Changing the Landscape for Colorectal Cancer Screening Print E-mail
By Brian Wilson - Lead Contributor   
Thursday, 19 December 2013 10:39
Molecular diagnostics companies are continuing to show a lot of promise. Currently, we are taking a look at Exact Sciences (NASDAQ: EXAS) – one of the best up and coming plays in the colorectal cancer (CRC) space. This is a market with huge potential, and we believe this will represent one of the fastest areas for growth in cancer diagnostics.

Colorectal Cancer Overview

CRC is the second leading cause of death related to cancer. Survival of CRC patients is pegged at ~2/3, and this is often due to late detection of the cancer in patients. Screening for this disease has become a big priority, and it is the reason behind the increasingly large number of colonoscopies that are being performed on middle-aged people.

However, these procedures can be incredibly expensive. Although many patients are insured by the time they are going in for colonoscopy screening, increased pressure on healthcare costs increases the need for effective in vitro testing for colorectal cancer. Millions of patients need to be screened, which means that any improvements will make a truly enormous impact.

The current options are quite limited. Perhaps the most common test right now is the fecal occult blood test (FOBT), which identifies the presence of blood in a stool sample. However, these tests have a very high false positive rate and are generally considered unreliable. They are also incapable of detecting the presence of precancerous polyps, which start as benign growths but should be removed before the transition into malignant growth.
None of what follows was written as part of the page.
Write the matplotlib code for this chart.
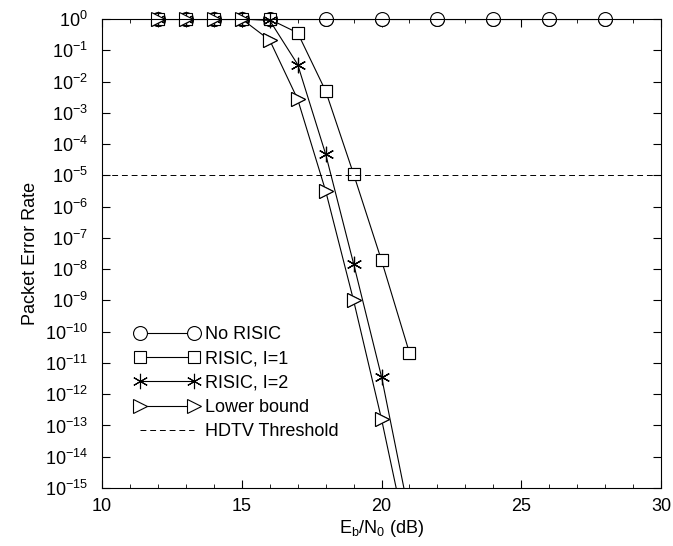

Exact Sciences has developed a non-invasive in vitro test to challenge the colonoscopy/FOBT routine that is currently used. It is called Cologuard, and it is a test that uses genetic markers that are related to colorectal cancer and precancer.

Cologuard is very convenient for both doctors and patients, and it doesn’t require patients to go on a certain diet – or to prepare their bowels prior to the actual test. It would also be significantly less expensive than a colonoscopy, which can cost about $10,000 when performed in a hospital. Because of these basic but important advantages, we’d expect adoption of Cologuard to be quite rapid given that it becomes FDA approved as a colorectal cancer test. Patient compliance and ease-of-use are incredibly important factors to consider, and they can make or break medical products.

Cologuard’s most recent data, from a ~10,000 patient trial (Deep-C) showed 92% sensitivity to colorectal cancer and a 42% sensitivity to pre-cancerous polyps and 87% specificity. Although these numbers weren’t perfect, we believe that they still represent a huge upgrade from FOBT figures, which is a very poor indicator because of its sensitivity.

Many sales figures have been thrown around, and we believe that the $100-200 M range is quite reasonable for year 2016 given that the development of Cologuard continues to progress according to the company’s expectations. The growth could be quite amazing after the first few years, since it will take a while for physicians to get used to a new test.


Another company called VolitionRx (VNRX) is building a very similar product that uses epigenetic markers to detect the presence of colorectal cancer. The science is vaguely similar, but still quite different from that being used by Exact Sciences.


We are optimistic on molecular diagnostic tests in colorectal cancer. Although it may take a few more years to play out, we believe that there is huge potential to replace FOBT and other in vitro diagnostic tests for CRC. These new genetic tests may also be used along with current tests, although we will hopefully see them as a standard precursor to colonoscopy 5 years from now.